Copy exactly, and only, the lines below from the first through the one containing "(ext) at (1813.5,\ydept)", both included; pictures are omitted.

**Data segment**
'''
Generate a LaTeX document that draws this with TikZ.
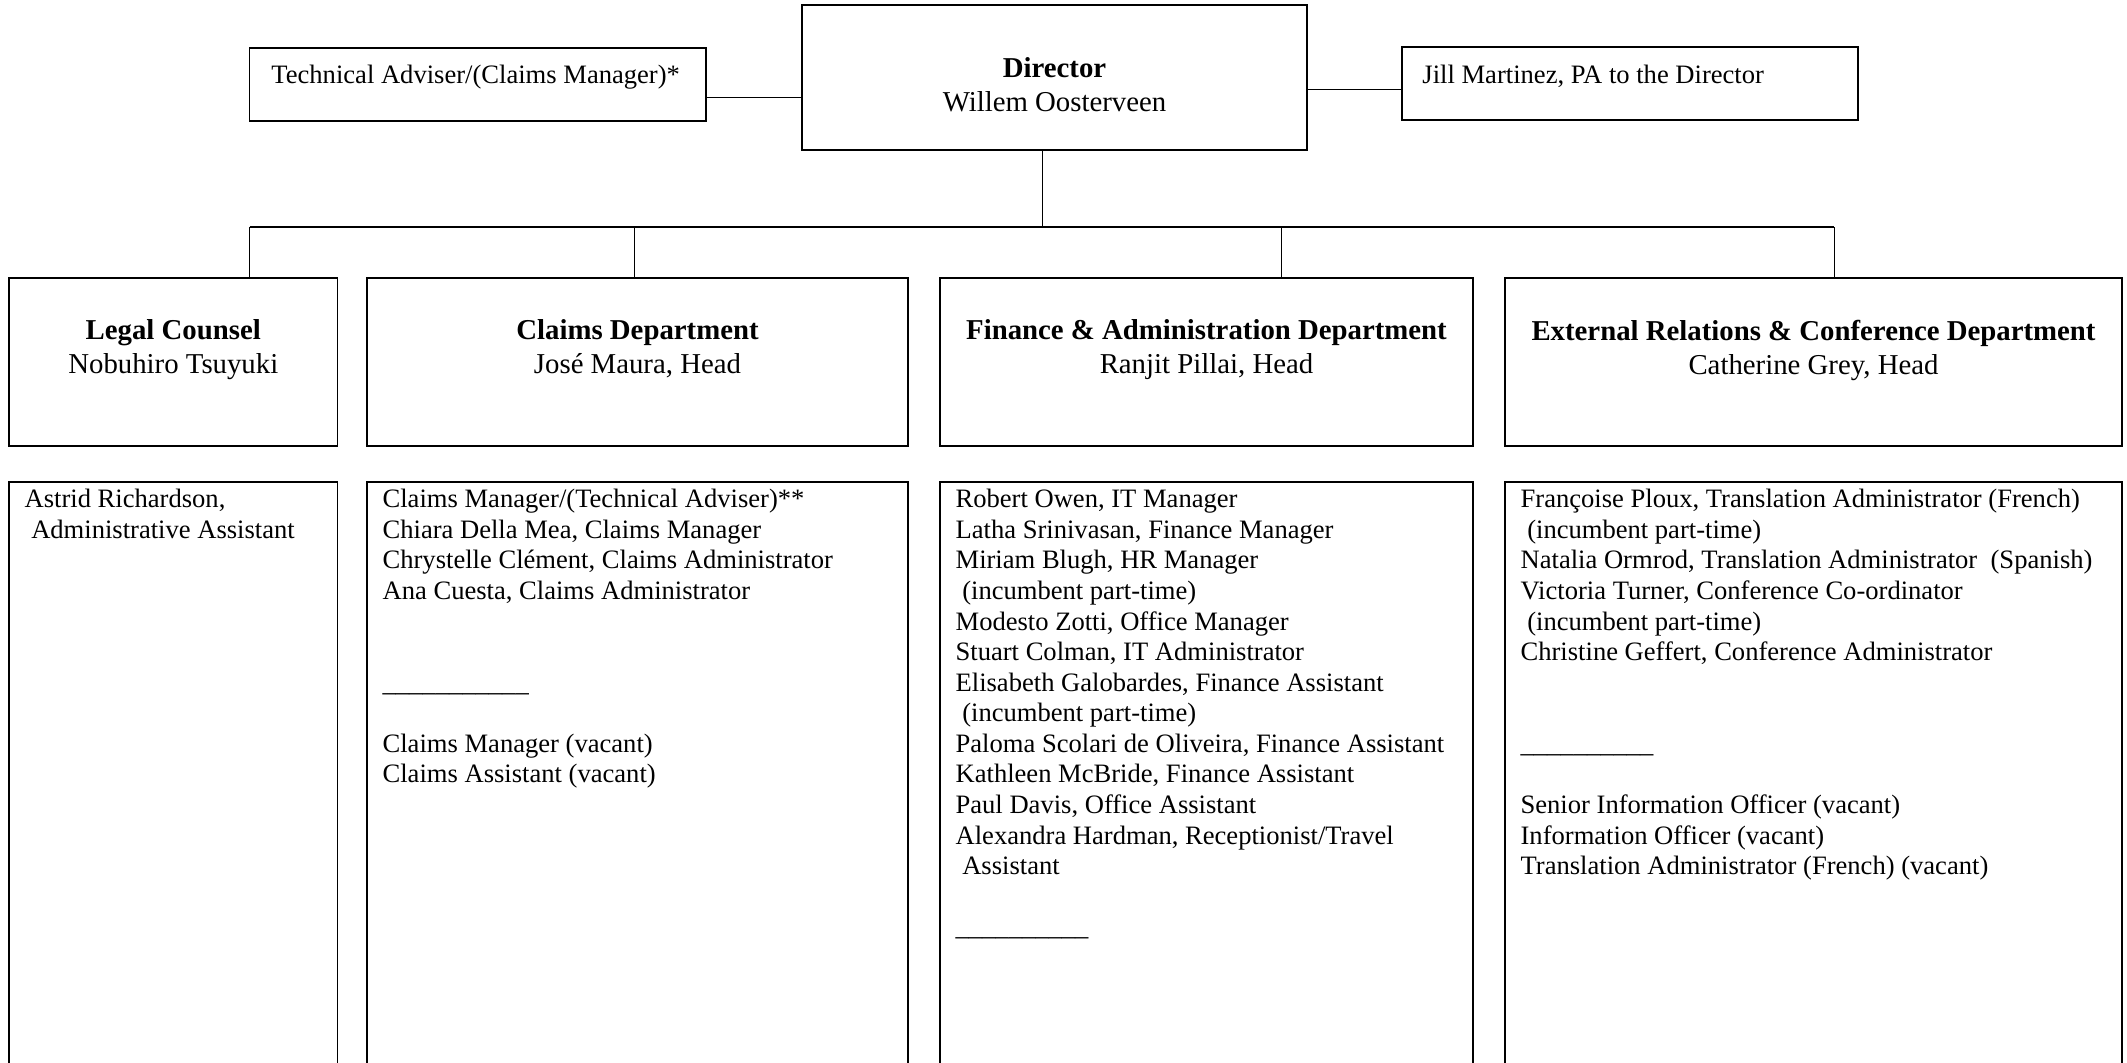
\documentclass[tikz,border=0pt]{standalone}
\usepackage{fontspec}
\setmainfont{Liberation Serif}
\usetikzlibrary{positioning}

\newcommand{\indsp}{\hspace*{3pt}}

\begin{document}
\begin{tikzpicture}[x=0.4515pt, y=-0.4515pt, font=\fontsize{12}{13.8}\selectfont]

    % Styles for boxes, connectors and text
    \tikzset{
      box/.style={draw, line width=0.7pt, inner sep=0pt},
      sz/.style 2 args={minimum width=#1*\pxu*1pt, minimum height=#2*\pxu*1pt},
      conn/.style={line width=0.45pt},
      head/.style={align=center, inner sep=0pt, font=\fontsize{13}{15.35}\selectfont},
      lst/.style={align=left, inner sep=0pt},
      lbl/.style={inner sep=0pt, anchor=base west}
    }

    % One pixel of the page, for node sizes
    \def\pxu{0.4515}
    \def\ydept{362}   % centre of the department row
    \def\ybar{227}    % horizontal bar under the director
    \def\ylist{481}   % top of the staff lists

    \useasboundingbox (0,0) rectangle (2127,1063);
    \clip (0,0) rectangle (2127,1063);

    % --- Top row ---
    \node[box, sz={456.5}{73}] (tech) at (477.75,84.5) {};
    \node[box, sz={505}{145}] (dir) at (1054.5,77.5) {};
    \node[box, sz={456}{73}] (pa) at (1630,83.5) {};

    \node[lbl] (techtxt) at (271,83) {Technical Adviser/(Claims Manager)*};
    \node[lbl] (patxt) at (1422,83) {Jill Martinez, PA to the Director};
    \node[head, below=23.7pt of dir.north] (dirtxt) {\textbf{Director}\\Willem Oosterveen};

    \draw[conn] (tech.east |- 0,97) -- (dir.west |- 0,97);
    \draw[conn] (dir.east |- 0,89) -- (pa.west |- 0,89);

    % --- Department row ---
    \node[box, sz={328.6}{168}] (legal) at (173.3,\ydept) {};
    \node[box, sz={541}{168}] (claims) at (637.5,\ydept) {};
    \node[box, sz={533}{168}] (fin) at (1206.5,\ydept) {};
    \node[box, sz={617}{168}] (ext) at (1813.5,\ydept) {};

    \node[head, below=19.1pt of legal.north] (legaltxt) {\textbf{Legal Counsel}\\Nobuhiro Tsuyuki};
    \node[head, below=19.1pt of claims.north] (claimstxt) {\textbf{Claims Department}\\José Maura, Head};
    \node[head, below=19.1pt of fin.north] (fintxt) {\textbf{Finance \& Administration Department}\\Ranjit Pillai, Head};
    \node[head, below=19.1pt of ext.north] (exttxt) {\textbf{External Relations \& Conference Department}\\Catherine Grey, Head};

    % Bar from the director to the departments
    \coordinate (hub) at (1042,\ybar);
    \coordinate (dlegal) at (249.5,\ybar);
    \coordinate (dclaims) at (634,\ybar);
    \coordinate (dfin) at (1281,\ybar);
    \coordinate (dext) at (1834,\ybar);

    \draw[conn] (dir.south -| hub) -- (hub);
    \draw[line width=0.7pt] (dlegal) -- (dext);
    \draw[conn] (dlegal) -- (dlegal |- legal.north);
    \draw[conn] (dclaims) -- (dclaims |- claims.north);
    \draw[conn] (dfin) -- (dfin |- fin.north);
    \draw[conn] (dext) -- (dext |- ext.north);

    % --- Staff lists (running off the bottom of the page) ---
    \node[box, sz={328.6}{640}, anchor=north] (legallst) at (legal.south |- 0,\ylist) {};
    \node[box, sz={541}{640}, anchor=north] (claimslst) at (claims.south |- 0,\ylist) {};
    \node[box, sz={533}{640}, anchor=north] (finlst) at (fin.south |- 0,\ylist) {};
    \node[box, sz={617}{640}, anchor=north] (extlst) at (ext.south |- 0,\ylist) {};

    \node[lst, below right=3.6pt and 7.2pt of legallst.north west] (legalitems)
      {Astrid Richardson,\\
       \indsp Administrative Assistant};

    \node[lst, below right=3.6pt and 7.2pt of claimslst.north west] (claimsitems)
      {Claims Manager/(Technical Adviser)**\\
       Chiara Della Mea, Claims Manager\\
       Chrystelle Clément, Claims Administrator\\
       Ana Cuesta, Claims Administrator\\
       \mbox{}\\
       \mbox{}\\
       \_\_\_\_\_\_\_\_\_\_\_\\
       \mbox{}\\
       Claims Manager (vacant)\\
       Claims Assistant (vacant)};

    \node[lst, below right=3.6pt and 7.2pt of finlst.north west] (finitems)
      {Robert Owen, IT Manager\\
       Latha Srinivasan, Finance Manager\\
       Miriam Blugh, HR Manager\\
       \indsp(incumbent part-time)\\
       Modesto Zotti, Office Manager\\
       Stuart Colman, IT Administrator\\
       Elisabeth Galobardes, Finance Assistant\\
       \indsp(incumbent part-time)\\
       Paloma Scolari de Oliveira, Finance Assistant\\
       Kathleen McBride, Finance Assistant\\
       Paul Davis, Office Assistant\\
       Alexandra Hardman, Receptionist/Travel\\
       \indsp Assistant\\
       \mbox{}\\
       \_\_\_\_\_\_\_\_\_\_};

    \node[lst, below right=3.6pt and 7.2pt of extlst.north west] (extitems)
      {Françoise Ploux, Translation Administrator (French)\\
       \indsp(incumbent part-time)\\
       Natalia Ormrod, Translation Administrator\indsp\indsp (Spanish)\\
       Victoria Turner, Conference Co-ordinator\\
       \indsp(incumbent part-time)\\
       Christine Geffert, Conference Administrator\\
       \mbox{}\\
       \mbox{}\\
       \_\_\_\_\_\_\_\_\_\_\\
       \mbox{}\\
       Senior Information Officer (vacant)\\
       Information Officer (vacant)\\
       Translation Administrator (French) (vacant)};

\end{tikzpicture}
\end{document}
'''
**Task output**
Generate a LaTeX document that draws this with TikZ.
\documentclass[tikz,border=0pt]{standalone}
\usepackage{fontspec}
\setmainfont{Liberation Serif}
\usetikzlibrary{positioning}

\newcommand{\indsp}{\hspace*{3pt}}

\begin{document}
\begin{tikzpicture}[x=0.4515pt, y=-0.4515pt, font=\fontsize{12}{13.8}\selectfont]

    % Styles for boxes, connectors and text
    \tikzset{
      box/.style={draw, line width=0.7pt, inner sep=0pt},
      sz/.style 2 args={minimum width=#1*\pxu*1pt, minimum height=#2*\pxu*1pt},
      conn/.style={line width=0.45pt},
      head/.style={align=center, inner sep=0pt, font=\fontsize{13}{15.35}\selectfont},
      lst/.style={align=left, inner sep=0pt},
      lbl/.style={inner sep=0pt, anchor=base west}
    }

    % One pixel of the page, for node sizes
    \def\pxu{0.4515}
    \def\ydept{362}   % centre of the department row
    \def\ybar{227}    % horizontal bar under the director
    \def\ylist{481}   % top of the staff lists

    \useasboundingbox (0,0) rectangle (2127,1063);
    \clip (0,0) rectangle (2127,1063);

    % --- Top row ---
    \node[box, sz={456.5}{73}] (tech) at (477.75,84.5) {};
    \node[box, sz={505}{145}] (dir) at (1054.5,77.5) {};
    \node[box, sz={456}{73}] (pa) at (1630,83.5) {};

    \node[lbl] (techtxt) at (271,83) {Technical Adviser/(Claims Manager)*};
    \node[lbl] (patxt) at (1422,83) {Jill Martinez, PA to the Director};
    \node[head, below=23.7pt of dir.north] (dirtxt) {\textbf{Director}\\Willem Oosterveen};

    \draw[conn] (tech.east |- 0,97) -- (dir.west |- 0,97);
    \draw[conn] (dir.east |- 0,89) -- (pa.west |- 0,89);

    % --- Department row ---
    \node[box, sz={328.6}{168}] (legal) at (173.3,\ydept) {};
    \node[box, sz={541}{168}] (claims) at (637.5,\ydept) {};
    \node[box, sz={533}{168}] (fin) at (1206.5,\ydept) {};
    \node[box, sz={617}{168}] (ext) at (1813.5,\ydept) {};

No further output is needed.